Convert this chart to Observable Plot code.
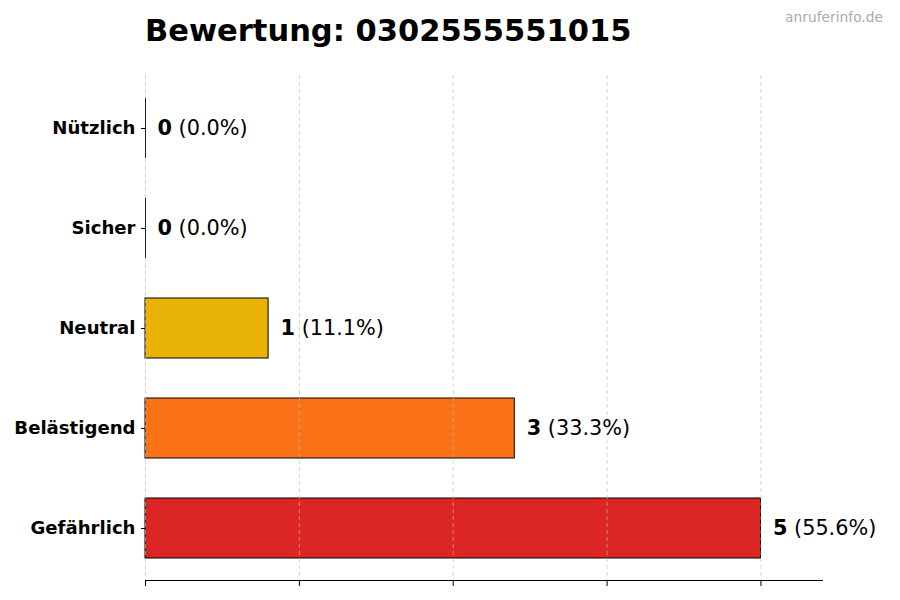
<!DOCTYPE html>
<html>
<head>
<meta charset="utf-8">
<script src="https://cdn.jsdelivr.net/npm/d3@7"></script>
<script src="https://cdn.jsdelivr.net/npm/@observablehq/plot@0.6"></script>
<style>
  body { margin: 0; background: #fff; }
  #wrap { position: relative; width: 900px; height: 600px; font-family: "DejaVu Sans", sans-serif; }
  #title { position: absolute; left: 145px; top: 13px; font-size: 30.5px; font-weight: bold; color: #000; white-space: nowrap; }
  #mark { position: absolute; right: 17px; top: 9px; font-size: 13.8px; color: #aaaaaa; white-space: nowrap; }
  #chart { position: absolute; left: 0; top: 0; }
</style>
</head>
<body>
<div id="wrap">
  <div id="chart"></div>
  <div id="title">Bewertung: 0302555551015</div>
  <div id="mark">anruferinfo.de</div>
</div>
<script>
const categories = ["Nützlich", "Sicher", "Neutral", "Belästigend", "Gefährlich"];
const counts = [0, 0, 1, 3, 5];
const colors = ["#22c55e", "#16a34a", "#eab308", "#f97316", "#dc2626"];
const xTicks = [0, 1.25, 2.5, 3.75, 5];
const xMax = 5.5;

const total = d3.sum(counts);
const data = categories.map((c, i) => ({
  cat: c,
  value: counts[i],
  pct: "(" + (total ? (counts[i] / total * 100) : 0).toFixed(1) + "%)"
}));

const valueFont = 20.8;

const chart = Plot.plot({
  width: 900,
  height: 600,
  marginTop: 75,
  marginBottom: 20,
  marginLeft: 145,
  marginRight: 78,
  style: { fontFamily: "DejaVu Sans, sans-serif", background: "transparent" },
  x: { domain: [0, xMax], axis: null },
  y: { domain: categories, paddingInner: 0.4, paddingOuter: 0.225, axis: null },
  color: { domain: categories, range: colors },
  marks: [
    Plot.barX(data, { y: "cat", x: "value", fill: "cat", stroke: "black", strokeWidth: 1 }),
    Plot.gridX(xTicks, { stroke: "#bbb", strokeOpacity: 0.8, strokeDasharray: "4,3", strokeWidth: 0.8 }),
    Plot.tickX(data.filter(d => d.value === 0), { x: "value", y: "cat", stroke: "#222", strokeWidth: 1 }),
    Plot.frame({ anchor: "bottom", stroke: "black", strokeWidth: 1 }),
    Plot.axisX({ ticks: xTicks, tickFormat: () => "", tickSize: 6, stroke: "black", label: null }),
    Plot.axisY({ tickSize: 4, tickPadding: 6, fontSize: 18.1, fontWeight: "bold", fill: "black", label: null }),
    Plot.text(data, { y: "cat", x: "value", text: d => String(d.value), dx: 12, textAnchor: "start", fontSize: valueFont, fontWeight: "bold", fill: "black" }),
    Plot.text(data, { y: "cat", x: "value", text: "pct", textAnchor: "start", fontSize: valueFont, fill: "black", dx: 12 + 0.696 * valueFont + 0.318 * valueFont })
  ]
});
document.getElementById("chart").appendChild(chart);
</script>
</body>
</html>
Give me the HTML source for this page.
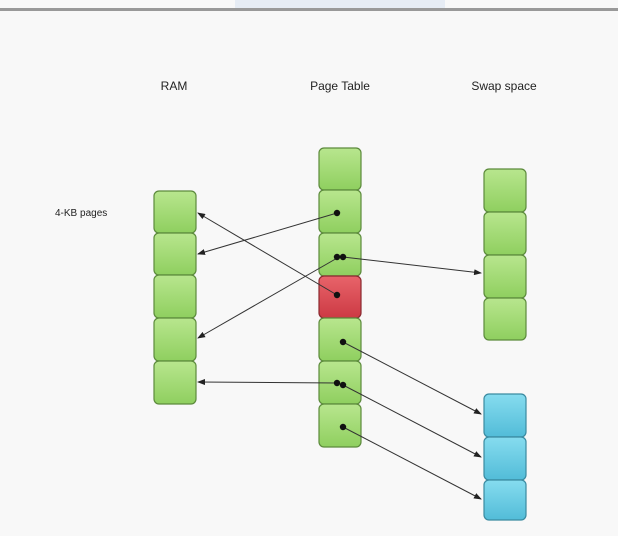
<!DOCTYPE html>
<html><head><style>
body{margin:0;width:618px;height:536px;background:#f8f8f8;overflow:hidden;font-family:"Liberation Sans",sans-serif;}
</style></head><body>
<svg width="618" height="536" xmlns="http://www.w3.org/2000/svg" style="position:absolute;left:0;top:0">
<defs>
<linearGradient id="g" x1="0" y1="0" x2="0" y2="1"><stop offset="0" stop-color="#b8e68e"/><stop offset="1" stop-color="#8fcf5f"/></linearGradient>
<linearGradient id="r" x1="0" y1="0" x2="0" y2="1"><stop offset="0" stop-color="#e8646a"/><stop offset="1" stop-color="#cc3a44"/></linearGradient>
<linearGradient id="b" x1="0" y1="0" x2="0" y2="1"><stop offset="0" stop-color="#86dcef"/><stop offset="1" stop-color="#52bcd8"/></linearGradient>
<marker id="a" markerWidth="8" markerHeight="6" refX="7" refY="3" orient="auto" markerUnits="userSpaceOnUse"><path d="M0,0 L8,3 L0,6z" fill="#222"/></marker>
</defs>
<rect x="235" y="0" width="210" height="9" fill="#e6ecf4"/>
<rect x="0" y="8" width="618" height="3" fill="#999"/>
<g font-size="12" fill="#222">
<text x="174" y="90" text-anchor="middle">RAM</text>
<text x="340" y="90" text-anchor="middle">Page Table</text>
<text x="504" y="90" text-anchor="middle">Swap space</text>
<text x="55" y="216" font-size="10">4-KB pages</text>
</g>
<g stroke="#5c8a3c" stroke-width="1.2">
<rect x="154" y="191" width="42" height="42" rx="5" fill="url(#g)"/>
<rect x="154" y="233" width="42" height="42" rx="5" fill="url(#g)"/>
<rect x="154" y="275" width="42" height="43" rx="5" fill="url(#g)"/>
<rect x="154" y="318" width="42" height="43" rx="5" fill="url(#g)"/>
<rect x="154" y="361" width="42" height="43" rx="5" fill="url(#g)"/>
<rect x="319" y="148" width="42" height="42" rx="5" fill="url(#g)"/>
<rect x="319" y="190" width="42" height="43" rx="5" fill="url(#g)"/>
<rect x="319" y="233" width="42" height="43" rx="5" fill="url(#g)"/>
<rect x="319" y="276" width="42" height="42" rx="5" fill="url(#r)" stroke="#8a2a30"/>
<rect x="319" y="318" width="42" height="43" rx="5" fill="url(#g)"/>
<rect x="319" y="361" width="42" height="43" rx="5" fill="url(#g)"/>
<rect x="319" y="404" width="42" height="43" rx="5" fill="url(#g)"/>
<rect x="484" y="169" width="42" height="43" rx="5" fill="url(#g)"/>
<rect x="484" y="212" width="42" height="43" rx="5" fill="url(#g)"/>
<rect x="484" y="255" width="42" height="43" rx="5" fill="url(#g)"/>
<rect x="484" y="298" width="42" height="42" rx="5" fill="url(#g)"/>
<rect x="484" y="394" width="42" height="43" rx="5" fill="url(#b)" stroke="#3a8aa0"/>
<rect x="484" y="437" width="42" height="43" rx="5" fill="url(#b)" stroke="#3a8aa0"/>
<rect x="484" y="480" width="42" height="40" rx="5" fill="url(#b)" stroke="#3a8aa0"/>
</g>
<g stroke="#333" stroke-width="1" fill="none" marker-end="url(#a)">
<path d="M337,213 L198,254"/>
<path d="M337,295 L198,213"/>
<path d="M339,257 L198,338"/>
<path d="M343,257 L481,273"/>
<path d="M337,383 L198,382"/>
<path d="M343,342 L481,414"/>
<path d="M343,385 L481,457"/>
<path d="M343,427 L481,499"/>
</g>
<g fill="#111">
<circle cx="337" cy="213" r="3.2"/><circle cx="337" cy="257" r="3.2"/><circle cx="343" cy="257" r="3.2"/>
<circle cx="337" cy="295" r="3.2"/><circle cx="343" cy="342" r="3.2"/><circle cx="337" cy="383" r="3.2"/>
<circle cx="343" cy="385" r="3.2"/><circle cx="343" cy="427" r="3.2"/>
</g>
</svg>
</body></html>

━━━━━━

** WHAT YOU ARE ASKED TO DO **
Look through the material above and pick out each line holding the word "chart".

** THE OUTPUT **
Convert this chart to Observable Plot code.
  #chart { position: absolute; left: 0; top: 0; }
  <div id="chart"></div>
const chart = Plot.plot({
document.getElementById("chart").appendChild(chart);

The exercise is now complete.